#### [WHAT IS ASKED]
Reproduce exactly the lines below, from the first one through the line containing "(0,0) rectangle (1853,1335);", and omit any pictures.
=== DATA BLOCK ===
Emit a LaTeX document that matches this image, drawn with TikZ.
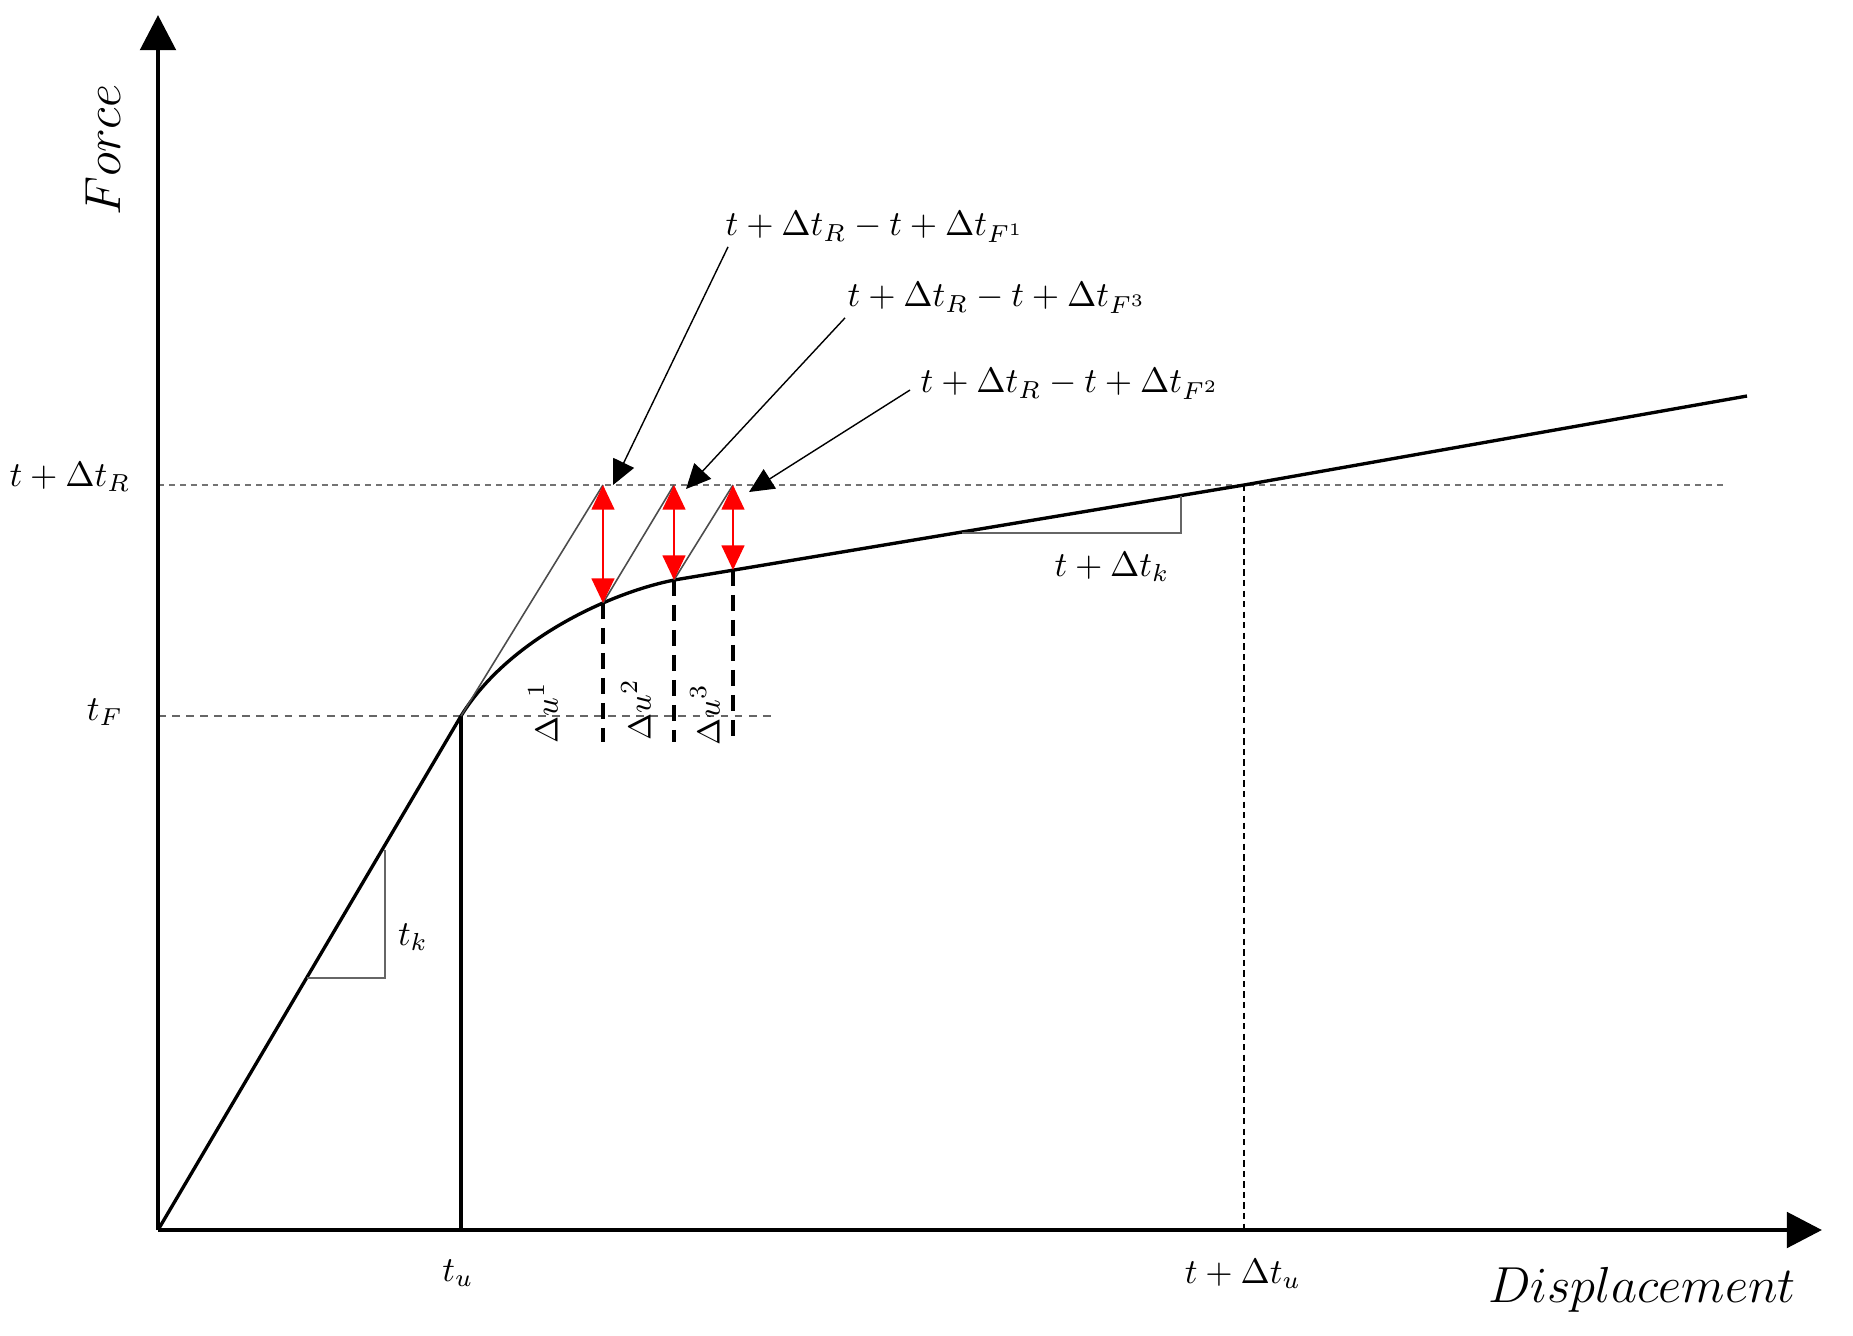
\documentclass[tikz,border=0pt]{standalone}
\usetikzlibrary{arrows.meta,calc}
\begin{document}
\begin{tikzpicture}[x=0.01cm,y=-0.01cm,
  axis/.style={line width=1.4pt,-{Triangle[length=10pt,width=10pt]}},
  mainline/.style={line width=0.95pt},
  tangent/.style={black!70,line width=0.45pt},
  guideR/.style={black!55,line width=0.4pt,dash pattern=on 1.7pt off 1.4pt},
  guideF/.style={black!60,line width=0.8pt,dash pattern=on 2.2pt off 1.8pt},
  vguide/.style={black,line width=0.4pt,dash pattern=on 1.8pt off 1.2pt},
  drop/.style={black,line width=1pt,dash pattern=on 4.5pt off 2.6pt},
  redarr/.style={red,line width=0.5pt,{Triangle[length=7pt,width=6.5pt]}-{Triangle[length=7pt,width=6.5pt]}},
  annot/.style={line width=0.4pt,-{Triangle[length=7pt,width=6.5pt]}},
  slopetri/.style={black!60,line width=0.6pt},
  lab/.style={font=\fontsize{10}{12}\selectfont,inner sep=0pt},
  smalllab/.style={font=\fontsize{9.3}{11}\selectfont,inner sep=0pt},
  axlab/.style={font=\fontsize{13.5}{16}\selectfont,inner sep=0pt}]
\useasboundingbox (0,0) rectangle (1853,1335);

% key coordinates
\coordinate (O) at (158,1230);
\coordinate (Ytop) at (158,15);
\coordinate (Xend) at (1822,1230);
\coordinate (K) at (461,716);
\coordinate (Kb) at (461,1230);
\coordinate (Q) at (680,579);
\coordinate (U) at (1244,485);
\coordinate (Ub) at (1244,1230);
\coordinate (E) at (1747,396);
\coordinate (p1) at (603,603);
\coordinate (p2) at (674,580);
\coordinate (p3) at (733,570);
\coordinate (t1) at (603,485);
\coordinate (t2) at (674,485);
\coordinate (t3) at (733,485);
\coordinate (d1) at (603,742);
\coordinate (d2) at (674,742);
\coordinate (d3) at (733,742);
\coordinate (gR0) at (158,485);
\coordinate (gR1) at (1725,485);
\coordinate (gF0) at (158,716);
\coordinate (gF1) at (776,716);

% guide lines
\draw[guideR] (gR0) -- (gR1);
\draw[guideF] (gF0) -- (gF1);
\draw[vguide] (U) -- (Ub);

% axes
\draw[axis] (O) -- (Ytop);
\draw[axis] (O) -- (Xend);

% curve
\draw[mainline] (O) -- (K) .. controls (511,635) and (620,589) .. (Q) -- (U) -- (E);
\draw[line width=1.2pt] (K) -- (Kb);

% tangent lines
\draw[tangent] (K) -- (t1);
\draw[tangent] (p1) -- (t2);
\draw[tangent] (p2) -- (t3);

% drops
\draw[drop] (p1) -- (d1);
\draw[drop] (p2) -- (d2);
\draw[drop] (p3) -- (d3);

% red arrows
\draw[redarr] (p1) -- (t1);
\draw[redarr] (p2) -- (t2);
\draw[redarr] (p3) -- (t3);

% slope triangles
\coordinate (k1) at (307,978);
\coordinate (k2) at (385,978);
\coordinate (k3) at (385,850);
\draw[slopetri] (k1) -- (k2) -- (k3);
\coordinate (m1) at (962,533);
\coordinate (m2) at (1181,533);
\coordinate (m3) at (1181,496);
\draw[slopetri] (m1) -- (m2) -- (m3);

% labels
\node[lab] (L1) at (875,227) {$t+\Delta t_R-t+\Delta t_{F^1}$};
\node[lab] (L2) at (997,298) {$t+\Delta t_R-t+\Delta t_{F^3}$};
\node[lab] (L3) at (1070,384) {$t+\Delta t_R-t+\Delta t_{F^2}$};
\node[lab] (LR) at (70,477) {$t+\Delta t_R$};
\node[lab] (LF) at (105,712) {$t_F$};
\node[lab] (Lu) at (458,1273) {$t_u$};
\node[lab] (Ldu) at (1243,1274) {$t+\Delta t_u$};
\node[lab] (Lk) at (413,937) {$t_k$};
\node[lab] (Ldk) at (1112,567) {$t+\Delta t_k$};
\node[smalllab,rotate=90] (D1) at (543,713) {$\Delta u^1$};
\node[smalllab,rotate=90] (D2) at (636,710) {$\Delta u^2$};
\node[smalllab,rotate=90] (D3) at (705,715) {$\Delta u^3$};
\node[axlab,rotate=90] (LFo) at (103,150) {$Force$};
\node[axlab] (LDi) at (1642,1290) {$Displacement$};

% annotation arrows
\draw[annot] ($(L1.south west)+(3,4)$) -- ($(t1)+(10,0)$);
\draw[annot] ($(L2.south west)+(-2,4)$) -- ($(t2)+(12,4)$);
\draw[annot] ($(L3.west)+(-10,6)$) -- ($(t3)+(16,7)$);
\end{tikzpicture}
\end{document}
===
#### [SOLUTION TO THIS PROBLEM]
Emit a LaTeX document that matches this image, drawn with TikZ.
\documentclass[tikz,border=0pt]{standalone}
\usetikzlibrary{arrows.meta,calc}
\begin{document}
\begin{tikzpicture}[x=0.01cm,y=-0.01cm,
  axis/.style={line width=1.4pt,-{Triangle[length=10pt,width=10pt]}},
  mainline/.style={line width=0.95pt},
  tangent/.style={black!70,line width=0.45pt},
  guideR/.style={black!55,line width=0.4pt,dash pattern=on 1.7pt off 1.4pt},
  guideF/.style={black!60,line width=0.8pt,dash pattern=on 2.2pt off 1.8pt},
  vguide/.style={black,line width=0.4pt,dash pattern=on 1.8pt off 1.2pt},
  drop/.style={black,line width=1pt,dash pattern=on 4.5pt off 2.6pt},
  redarr/.style={red,line width=0.5pt,{Triangle[length=7pt,width=6.5pt]}-{Triangle[length=7pt,width=6.5pt]}},
  annot/.style={line width=0.4pt,-{Triangle[length=7pt,width=6.5pt]}},
  slopetri/.style={black!60,line width=0.6pt},
  lab/.style={font=\fontsize{10}{12}\selectfont,inner sep=0pt},
  smalllab/.style={font=\fontsize{9.3}{11}\selectfont,inner sep=0pt},
  axlab/.style={font=\fontsize{13.5}{16}\selectfont,inner sep=0pt}]
\useasboundingbox (0,0) rectangle (1853,1335);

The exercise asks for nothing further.